#### [YOUR TASK]
Set the data down again, exactly as it reads, but without the pictures.

#### [MATERIAL PROVIDED]

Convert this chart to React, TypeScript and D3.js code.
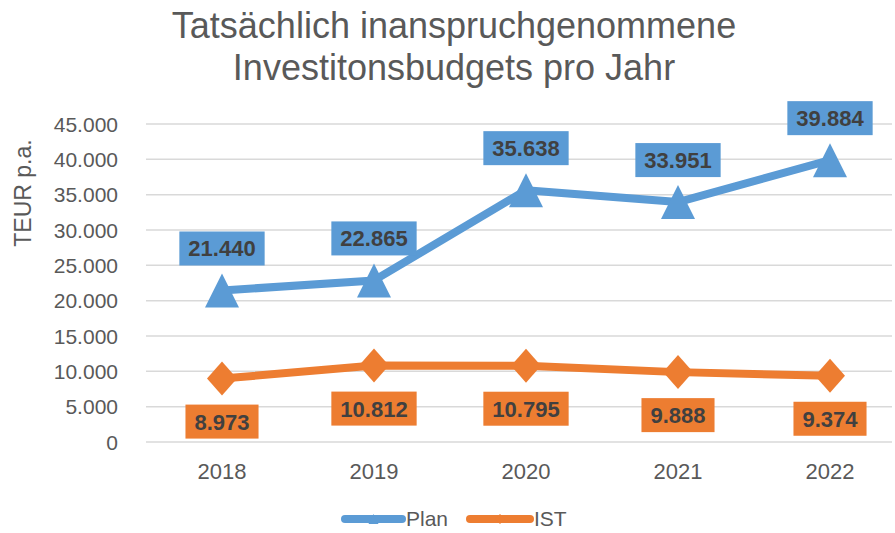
import React, { useEffect, useRef } from 'react';
import * as d3 from 'd3';

const years = ['2018', '2019', '2020', '2021', '2022'];
const planValues = [21440, 22865, 35638, 33951, 39884];
const istValues = [8973, 10812, 10795, 9888, 9374];
const yTicks = [0, 5000, 10000, 15000, 20000, 25000, 30000, 35000, 40000, 45000];
const titleLines = ['Tatsächlich inanspruchgenommene', 'Investitonsbudgets pro Jahr'];

const BLUE = '#5b9bd5';
const ORANGE = '#ed7d31';
const FONT = '"Liberation Sans", Arial, sans-serif';

const fmt = (v: number) => d3.format(',')(v).replace(/,/g, '.');

const App: React.FC = () => {
    const ref = useRef<SVGSVGElement | null>(null);

    useEffect(() => {
        if (!ref.current) return;
        const svg = d3.select(ref.current);
        svg.selectAll('*').remove();
        const width = 895;
        const height = 533;
        svg.attr('width', width).attr('height', height);

        const x = d3.scaleBand().domain(years).range([146, 906]);
        const cx = (d: string) => (x(d) as number) + x.bandwidth() / 2;
        const y = d3.scaleLinear().domain([0, 45000]).range([442, 124]);

        // title
        svg.append('g')
            .selectAll('text')
            .data(titleLines)
            .enter().append('text')
            .attr('x', 454)
            .attr('y', (_, i) => 38 + i * 42)
            .attr('text-anchor', 'middle')
            .attr('font-size', 36)
            .attr('fill', '#595959')
            .text(d => d);

        // grid
        svg.append('g')
            .selectAll('line')
            .data(yTicks)
            .enter().append('line')
            .attr('x1', 146)
            .attr('x2', 892)
            .attr('y1', d => y(d))
            .attr('y2', d => y(d))
            .attr('stroke', '#d9d9d9')
            .attr('stroke-width', 1.5);

        // y ticks
        svg.append('g')
            .selectAll('text')
            .data(yTicks)
            .enter().append('text')
            .attr('x', 118)
            .attr('y', d => y(d) + 7.5)
            .attr('text-anchor', 'end')
            .attr('font-size', 21)
            .attr('fill', '#595959')
            .text(d => fmt(d));

        svg.append('text')
            .attr('transform', 'translate(31,193) rotate(-90)')
            .attr('text-anchor', 'middle')
            .attr('font-size', 23)
            .attr('fill', '#595959')
            .text('TEUR p.a.');

        // x labels
        svg.append('g')
            .selectAll('text')
            .data(years)
            .enter().append('text')
            .attr('x', d => cx(d))
            .attr('y', 479)
            .attr('text-anchor', 'middle')
            .attr('font-size', 22)
            .attr('fill', '#595959')
            .text(d => d);

        const line = d3.line<number>()
            .x((_, i) => cx(years[i]))
            .y(d => y(d));

        const triangle = (s: number) => `M0,${-s}L${s},${s}L${-s},${s}Z`;
        const diamond = (w: number, h: number) => `M0,${-h}L${w},0L0,${h}L${-w},0Z`;

        const series = [
            { values: planValues, color: BLUE, marker: triangle(17), above: true },
            { values: istValues, color: ORANGE, marker: diamond(15, 17), above: false },
        ];

        series.forEach(s => {
            svg.append('path')
                .attr('d', line(s.values) as string)
                .attr('fill', 'none')
                .attr('stroke', s.color)
                .attr('stroke-width', 8)
                .attr('stroke-linejoin', 'round')
                .attr('stroke-linecap', 'round');

            svg.append('g')
                .selectAll('path')
                .data(s.values)
                .enter().append('path')
                .attr('transform', (d, i) => `translate(${cx(years[i])},${y(d)})`)
                .attr('d', s.marker)
                .attr('fill', s.color);
        });

        // data labels
        series.forEach(s => {
            const g = svg.append('g')
                .selectAll('g')
                .data(s.values)
                .enter().append('g')
                .attr('transform', (d, i) => `translate(${cx(years[i])},${y(d) + (s.above ? -42 : 43)})`);
            const rects = g.append('rect').attr('fill', s.color);
            const texts = g.append('text')
                .attr('text-anchor', 'middle')
                .attr('y', 8)
                .attr('font-size', 22)
                .attr('font-weight', 'bold')
                .attr('fill', '#404040')
                .text(d => fmt(d));
            texts.each(function (_, i) {
                const w = (this as SVGTextElement).getComputedTextLength() + 18;
                d3.select(rects.nodes()[i])
                    .attr('x', -w / 2)
                    .attr('y', -17)
                    .attr('width', w)
                    .attr('height', 34);
            });
        });

        // legend
        const legend = [
            { name: 'Plan', color: BLUE, x1: 345, x2: 402, marker: triangle(5) },
            { name: 'IST', color: ORANGE, x1: 470, x2: 530, marker: diamond(5, 5) },
        ];
        const lg = svg.append('g')
            .selectAll('g')
            .data(legend)
            .enter().append('g');
        lg.append('line')
            .attr('x1', d => d.x1)
            .attr('x2', d => d.x2)
            .attr('y1', 519)
            .attr('y2', 519)
            .attr('stroke', d => d.color)
            .attr('stroke-width', 8)
            .attr('stroke-linecap', 'round');
        lg.append('path')
            .attr('transform', d => `translate(${(d.x1 + d.x2) / 2},519)`)
            .attr('d', d => d.marker)
            .attr('fill', d => d.color);
        lg.append('text')
            .attr('x', d => d.x2 + 4)
            .attr('y', 526)
            .attr('font-size', 21)
            .attr('fill', '#595959')
            .text(d => d.name);
    }, []);

    return (
        <svg
            ref={ref}
            style={{ position: 'absolute', left: 0, top: 0, fontFamily: FONT, background: '#fff' }}
        />
    );
};

export default App;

#### [SOLUTION TO THIS PROBLEM]
Convert this chart to React, TypeScript and D3.js code.
import React, { useEffect, useRef } from 'react';
import * as d3 from 'd3';

const years = ['2018', '2019', '2020', '2021', '2022'];
const planValues = [21440, 22865, 35638, 33951, 39884];
const istValues = [8973, 10812, 10795, 9888, 9374];
const yTicks = [0, 5000, 10000, 15000, 20000, 25000, 30000, 35000, 40000, 45000];
const titleLines = ['Tatsächlich inanspruchgenommene', 'Investitonsbudgets pro Jahr'];

const BLUE = '#5b9bd5';
const ORANGE = '#ed7d31';
const FONT = '"Liberation Sans", Arial, sans-serif';

const fmt = (v: number) => d3.format(',')(v).replace(/,/g, '.');

const App: React.FC = () => {
    const ref = useRef<SVGSVGElement | null>(null);

    useEffect(() => {
        if (!ref.current) return;
        const svg = d3.select(ref.current);
        svg.selectAll('*').remove();
        const width = 895;
        const height = 533;
        svg.attr('width', width).attr('height', height);

        const x = d3.scaleBand().domain(years).range([146, 906]);
        const cx = (d: string) => (x(d) as number) + x.bandwidth() / 2;
        const y = d3.scaleLinear().domain([0, 45000]).range([442, 124]);

        // title
        svg.append('g')
            .selectAll('text')
            .data(titleLines)
            .enter().append('text')
            .attr('x', 454)
            .attr('y', (_, i) => 38 + i * 42)
            .attr('text-anchor', 'middle')
            .attr('font-size', 36)
            .attr('fill', '#595959')
            .text(d => d);

        // grid
        svg.append('g')
            .selectAll('line')
            .data(yTicks)
            .enter().append('line')
            .attr('x1', 146)
            .attr('x2', 892)
            .attr('y1', d => y(d))
            .attr('y2', d => y(d))
            .attr('stroke', '#d9d9d9')
            .attr('stroke-width', 1.5);

        // y ticks
        svg.append('g')
            .selectAll('text')
            .data(yTicks)
            .enter().append('text')
            .attr('x', 118)
            .attr('y', d => y(d) + 7.5)
            .attr('text-anchor', 'end')
            .attr('font-size', 21)
            .attr('fill', '#595959')
            .text(d => fmt(d));

        svg.append('text')
            .attr('transform', 'translate(31,193) rotate(-90)')
            .attr('text-anchor', 'middle')
            .attr('font-size', 23)
            .attr('fill', '#595959')
            .text('TEUR p.a.');

        // x labels
        svg.append('g')
            .selectAll('text')
            .data(years)
            .enter().append('text')
            .attr('x', d => cx(d))
            .attr('y', 479)
            .attr('text-anchor', 'middle')
            .attr('font-size', 22)
            .attr('fill', '#595959')
            .text(d => d);

        const line = d3.line<number>()
            .x((_, i) => cx(years[i]))
            .y(d => y(d));

        const triangle = (s: number) => `M0,${-s}L${s},${s}L${-s},${s}Z`;
        const diamond = (w: number, h: number) => `M0,${-h}L${w},0L0,${h}L${-w},0Z`;

        const series = [
            { values: planValues, color: BLUE, marker: triangle(17), above: true },
            { values: istValues, color: ORANGE, marker: diamond(15, 17), above: false },
        ];

        series.forEach(s => {
            svg.append('path')
                .attr('d', line(s.values) as string)
                .attr('fill', 'none')
                .attr('stroke', s.color)
                .attr('stroke-width', 8)
                .attr('stroke-linejoin', 'round')
                .attr('stroke-linecap', 'round');

            svg.append('g')
                .selectAll('path')
                .data(s.values)
                .enter().append('path')
                .attr('transform', (d, i) => `translate(${cx(years[i])},${y(d)})`)
                .attr('d', s.marker)
                .attr('fill', s.color);
        });

        // data labels
        series.forEach(s => {
            const g = svg.append('g')
                .selectAll('g')
                .data(s.values)
                .enter().append('g')
                .attr('transform', (d, i) => `translate(${cx(years[i])},${y(d) + (s.above ? -42 : 43)})`);
            const rects = g.append('rect').attr('fill', s.color);
            const texts = g.append('text')
                .attr('text-anchor', 'middle')
                .attr('y', 8)
                .attr('font-size', 22)
                .attr('font-weight', 'bold')
                .attr('fill', '#404040')
                .text(d => fmt(d));
            texts.each(function (_, i) {
                const w = (this as SVGTextElement).getComputedTextLength() + 18;
                d3.select(rects.nodes()[i])
                    .attr('x', -w / 2)
                    .attr('y', -17)
                    .attr('width', w)
                    .attr('height', 34);
            });
        });

        // legend
        const legend = [
            { name: 'Plan', color: BLUE, x1: 345, x2: 402, marker: triangle(5) },
            { name: 'IST', color: ORANGE, x1: 470, x2: 530, marker: diamond(5, 5) },
        ];
        const lg = svg.append('g')
            .selectAll('g')
            .data(legend)
            .enter().append('g');
        lg.append('line')
            .attr('x1', d => d.x1)
            .attr('x2', d => d.x2)
            .attr('y1', 519)
            .attr('y2', 519)
            .attr('stroke', d => d.color)
            .attr('stroke-width', 8)
            .attr('stroke-linecap', 'round');
        lg.append('path')
            .attr('transform', d => `translate(${(d.x1 + d.x2) / 2},519)`)
            .attr('d', d => d.marker)
            .attr('fill', d => d.color);
        lg.append('text')
            .attr('x', d => d.x2 + 4)
            .attr('y', 526)
            .attr('font-size', 21)
            .attr('fill', '#595959')
            .text(d => d.name);
    }, []);

    return (
        <svg
            ref={ref}
            style={{ position: 'absolute', left: 0, top: 0, fontFamily: FONT, background: '#fff' }}
        />
    );
};

export default App;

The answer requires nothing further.